IsUnsigned() function?
Niels J|rgen Kruse
njk at diku.dk
Sat Jul 21 00:42:41 AEST 1990
karl at haddock.ima.isc.com (Karl Heuer) writes:
>In article <3539 at sactoh0.UUCP> jak at sactoh0.UUCP (Jay A. Konigsberg) writes:
>>I would bet that they had something like this in mind.
>> #define MASK 10000000
>> signed(number) long number; {
>> if(number & MASK) return(FALSE); else return(TRUE);
>> }
>If that's what they had in mind, then `return (number >= 0)' is a trivial
>solution-- which doesn't depend on the unspecified internal representation of
>negative numbers, the number of bits in a long int, or remembering to specify
>the correct radix for the bitmask.
Not to mension giving an integer argument to a function
expecting long without prototype in scope and implementing the
reverse operation of the one wanted (if it hadn't been for the
missing 0x of course).
Considering *********'s reputation for buggy code, they just
_might_ have liked it. :-) ;-)
If squeezing codesize is the big issue, something like this
might be better:
IsUnsigned (int number) {
return ~(unsigned)number / ((unsigned)-1/2 + 1);
}
This will compile to 2 instructions on most machines with
decent compilers (ignoring calling sequence stuff).
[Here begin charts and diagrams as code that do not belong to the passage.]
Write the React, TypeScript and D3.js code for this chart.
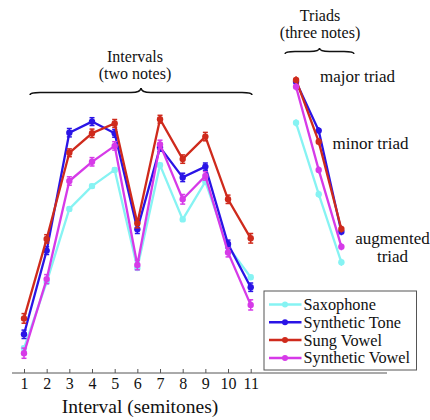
import * as d3 from "d3";
import { useRef, useEffect } from "react";

// interval positions (semitones) and triad positions on the same x scale
const intervals = [1, 2, 3, 4, 5, 6, 7, 8, 9, 10, 11];
const triadPos = [13, 14, 15];
const triadNames = ["major triad", "minor triad", "augmented triad"];

const seriesNames = ["Saxophone", "Synthetic Tone", "Sung Vowel", "Synthetic Vowel"];
const seriesColors = ["#86f3f3", "#2a14e6", "#cf2a1c", "#d63ae8"];

// rating (0..1) for each interval
const saxophone = [0.083, 0.303, 0.547, 0.623, 0.677, 0.35, 0.693, 0.512, 0.638, 0.421, 0.319];
const syntheticTone = [0.129, 0.408, 0.801, 0.838, 0.799, 0.479, 0.752, 0.652, 0.688, 0.43, 0.286];
const sungVowel = [0.182, 0.447, 0.734, 0.799, 0.832, 0.499, 0.846, 0.713, 0.788, 0.579, 0.449];
const syntheticVowel = [0.066, 0.313, 0.64, 0.704, 0.757, 0.36, 0.762, 0.579, 0.657, 0.402, 0.227];

// standard errors
const saxophoneErr = [0.006, 0.006, 0.006, 0.006, 0.006, 0.006, 0.006, 0.006, 0.006, 0.006, 0.006];
const syntheticToneErr = [0.014, 0.013, 0.014, 0.013, 0.013, 0.014, 0.013, 0.014, 0.012, 0.013, 0.014];
const sungVowelErr = [0.016, 0.014, 0.013, 0.014, 0.013, 0.015, 0.013, 0.014, 0.014, 0.014, 0.016];
const syntheticVowelErr = [0.017, 0.015, 0.014, 0.014, 0.014, 0.016, 0.014, 0.016, 0.014, 0.015, 0.017];

// triads: major, minor, augmented
const saxophoneTriads = [0.834, 0.596, 0.369];
const syntheticToneTriads = [0.971, 0.808, 0.471];
const sungVowelTriads = [0.977, 0.771, 0.48];
const syntheticVowelTriads = [0.954, 0.677, 0.421];
const triadErr = [0.012, 0.012, 0.012];

const font = "'Liberation Serif', 'Times New Roman', serif";

function brace(x1: number, x2: number, y: number, tip: number, end: number) {
  const xm = (x1 + x2) / 2;
  const r = 10;
  return `M${x1},${y + end} Q${x1},${y} ${x1 + r},${y} L${xm - r},${y} Q${xm},${y} ${xm},${y - tip} Q${xm},${y} ${xm + r},${y} L${x2 - r},${y} Q${x2},${y} ${x2},${y + end}`;
}

export default function App() {
  const gx = useRef<SVGGElement>(null);
  const width = 430;
  const height = 420;

  const x = d3.scaleLinear().domain([1, 11]).range([24, 250.7]);
  const y = d3.scaleLinear().domain([0, 1]).range([373, 73]);
  const axisY = 373;

  const series = [
    { vals: saxophone, err: saxophoneErr, tri: saxophoneTriads },
    { vals: syntheticTone, err: syntheticToneErr, tri: syntheticToneTriads },
    { vals: sungVowel, err: sungVowelErr, tri: sungVowelTriads },
    { vals: syntheticVowel, err: syntheticVowelErr, tri: syntheticVowelTriads },
  ];

  const line = d3
    .line<[number, number]>()
    .x((d) => x(d[0]))
    .y((d) => y(d[1]));

  useEffect(() => {
    const g = d3.select(gx.current);
    g.call(
      d3
        .axisBottom(x)
        .tickValues(intervals)
        .tickFormat(d3.format("d"))
        .tickSizeInner(-4)
        .tickSizeOuter(0)
        .tickPadding(5)
    );
    g.select(".domain").remove();
    g.selectAll(".tick line").attr("stroke", "#555");
    g.selectAll(".tick text")
      .attr("fill", "#111")
      .style("font-family", font)
      .style("font-size", "16px");
  }, []);

  const legendX = 264;
  const legendY = 291;
  const legendRows = [304.5, 322.3, 340.1, 357.9];

  return (
    <div style={{ position: "fixed", left: 0, top: 0 }}>
      <svg width={width} height={height} style={{ display: "block", background: "#fff" }}>
        {/* annotations */}
        <g fontFamily={font} fill="#111" textAnchor="middle" fontSize={16}>
          <text x={135} y={61.5}>Intervals</text>
          <text x={135} y={78.5}>(two notes)</text>
          <text x={320} y={20.5}>Triads</text>
          <text x={320} y={37.5}>(three notes)</text>
        </g>
        <path d={brace(30, 252, 92.5, 4.5, 2.5)} fill="none" stroke="#111" strokeWidth={1.6} />
        <path d={brace(285, 354, 51.5, 3.5, 2.5)} fill="none" stroke="#111" strokeWidth={1.4} />

        <g fontFamily={font} fill="#111" fontSize={17}>
          <text x={320} y={82}>{triadNames[0]}</text>
          <text x={332.5} y={149}>{triadNames[1]}</text>
          <text x={392.5} y={244} textAnchor="middle">augmented</text>
          <text x={392.5} y={261.5} textAnchor="middle">triad</text>
        </g>

        {/* axis */}
        <line x1={12} x2={387} y1={axisY} y2={axisY} stroke="#555" strokeWidth={1} />
        <g ref={gx} transform={`translate(0,${axisY})`} />
        <text x={140} y={412.5} textAnchor="middle" fontFamily={font} fontSize={19.5} fill="#111">
          Interval (semitones)
        </text>

        {/* series */}
        {series.map((s, i) => {
          const c = seriesColors[i];
          const pts: [number, number][] = s.vals.map((v, j) => [intervals[j], v]);
          const tpts: [number, number][] = s.tri.map((v, j) => [triadPos[j], v]);
          return (
            <g key={i} stroke={c} fill={c}>
              <path d={line(pts) ?? ""} fill="none" strokeWidth={2.3} />
              <path d={line(tpts) ?? ""} fill="none" strokeWidth={2.3} />
              {pts.map((d, j) => {
                const e = s.err[j];
                return (
                  <g key={j} strokeWidth={1.5}>
                    <line x1={x(d[0])} x2={x(d[0])} y1={y(d[1] - e)} y2={y(d[1] + e)} />
                    <line x1={x(d[0]) - 2.5} x2={x(d[0]) + 2.5} y1={y(d[1] - e)} y2={y(d[1] - e)} />
                    <line x1={x(d[0]) - 2.5} x2={x(d[0]) + 2.5} y1={y(d[1] + e)} y2={y(d[1] + e)} />
                    <circle cx={x(d[0])} cy={y(d[1])} r={3.2} stroke="none" />
                  </g>
                );
              })}
              {tpts.map((d, j) => (
                <g key={"t" + j} strokeWidth={1.5}>
                  <line x1={x(d[0])} x2={x(d[0])} y1={y(d[1] - triadErr[j])} y2={y(d[1] + triadErr[j])} />
                  <circle cx={x(d[0])} cy={y(d[1])} r={3.2} stroke="none" />
                </g>
              ))}
            </g>
          );
        })}

        {/* legend */}
        <rect
          x={legendX}
          y={legendY}
          width={152.5}
          height={79}
          fill="#fff"
          stroke="#555"
          strokeWidth={1}
        />
        {seriesNames.map((n, i) => (
          <g key={n}>
            <line x1={269} x2={301.5} y1={legendRows[i]} y2={legendRows[i]} stroke={seriesColors[i]} strokeWidth={2.5} />
            <circle cx={285} cy={legendRows[i]} r={3} fill={seriesColors[i]} />
            <text x={303.5} y={legendRows[i] + 5.5} fontFamily={font} fontSize={16.3} fill="#111">
              {n}
            </text>
          </g>
        ))}
      </svg>
    </div>
  );
}
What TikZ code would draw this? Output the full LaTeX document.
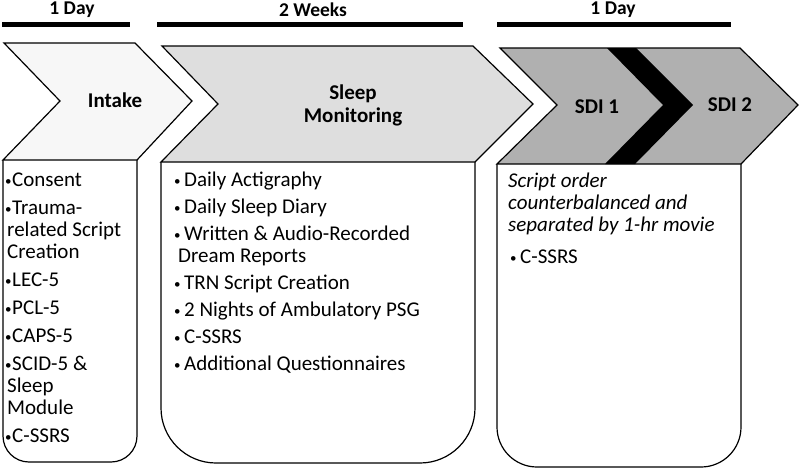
\documentclass[tikz,border=0pt]{standalone}
\usepackage{fontspec}
\setmainfont{Carlito}
\newcommand\dotb{\raisebox{1.5pt}{\fontsize{13}{13}\selectfont•}}
\newcommand\blt{\makebox[7pt][l]{\dotb}}
\newcommand\bltw{\makebox[10pt][l]{\dotb}}
\begin{document}
\begin{tikzpicture}[x=1pt,y=-1pt,
  outl/.style={draw=black,line width=1.2pt,line join=miter},
  bar/.style={line width=5pt},
  hd/.style={font=\fontsize{19.5}{22}\selectfont\bfseries,inner sep=0pt},
  lbl/.style={font=\fontsize{21}{23}\selectfont\bfseries,inner sep=0pt,align=center},
  body/.style={font=\fontsize{21}{22}\selectfont,inner sep=0pt,align=left,anchor=north west},
  boxs/.style={draw=black,line width=1.2pt,fill=white}]
\useasboundingbox (0,0) rectangle (800,469);
% top bars
\coordinate (b1a) at (2,24.5); \coordinate (b1b) at (130,24.5);
\coordinate (b2a) at (157,24.5); \coordinate (b2b) at (463,24.5);
\coordinate (b3a) at (497,24.5); \coordinate (b3b) at (731,24.5);
\draw[bar] (b1a) -- (b1b);
\draw[bar] (b2a) -- (b2b);
\draw[bar] (b3a) -- (b3b);
\node[hd] (d1) at (72,10) {1 Day};
\node[hd] (w2) at (313,10) {2 Weeks};
\node[hd] (d3) at (613,10) {1 Day};
% boxes
\path[boxs,rounded corners=26pt] (3,160) -- (3,462) -- (137,462) -- (137,160);
\path[boxs,rounded corners=55pt] (161,162) -- (161,463) -- (475,463) -- (475,162);
\path[boxs,rounded corners=40pt] (497,164) -- (497,467) -- (741,467) -- (741,164);
% chevrons
\draw[outl,fill=black!3] (4,43) -- (135,43) -- (192,101) -- (137,160) -- (3,160) -- (60,101) -- cycle;
\draw[outl,fill=black!13] (162,46) -- (473,46) -- (533,104) -- (475,162) -- (161,162) -- (218,104) -- cycle;
\draw[outl,fill=black!31] (500,48) -- (740,48) -- (798,105) -- (741,164) -- (497,164) -- (557,105) -- cycle;
\fill[black] (607,48) -- (636,48) -- (693,105) -- (635,164) -- (605,164) -- (663,105) -- cycle;
\node[lbl] (intake) at (115,100) {Intake};
\node[lbl] (sleep) at (353,105) {Sleep\\Monitoring};
\node[lbl] (sdi1) at (597,107) {SDI 1};
\node[lbl] (sdi2) at (730,105) {SDI 2};
% texts
\node[body] (t1) at (5,173) {\blt Consent\\[6pt]
\blt Trauma-\\
\hspace*{2pt}related Script\\
\hspace*{2pt}Creation\\[6pt]
\blt LEC-5\\[6pt]
\blt PCL-5\\[6pt]
\blt CAPS-5\\[6pt]
\blt SCID-5 \&\\
\hspace*{2pt}Sleep\\
\hspace*{2pt}Module\\[6pt]
\blt C-SSRS};
\node[body] (t2) at (174,172) {\bltw Daily Actigraphy\\[5pt]
\bltw Daily Sleep Diary\\[5pt]
\bltw Written \& Audio-Recorded\\
\hspace*{4pt}Dream Reports\\[5pt]
\bltw TRN Script Creation\\[5pt]
\bltw 2 Nights of Ambulatory PSG\\[5pt]
\bltw C-SSRS\\[5pt]
\bltw Additional Questionnaires};
\node[body] (t3) at (508,173) {\itshape Script order\\
\itshape counterbalanced and\\
\itshape separated by 1-hr movie\\[10pt]
\hspace*{2pt}\bltw C-SSRS};
\end{tikzpicture}
\end{document}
Gcc on a
Vax compiles it to:
#NO_APP
gcc_compiled.:
.text
.align 1
.globl _IsUnsigned
_IsUnsigned:
.word 0x0
mcoml 4(ap),r0
extzv $31,$1,r0,r0
ret
But it really is a silly question. I would have been baffled
too. Why would anybody ever want to write such a silly
function? It is like those riddles, where you know that no
matter what you answer, you misunderstood the question.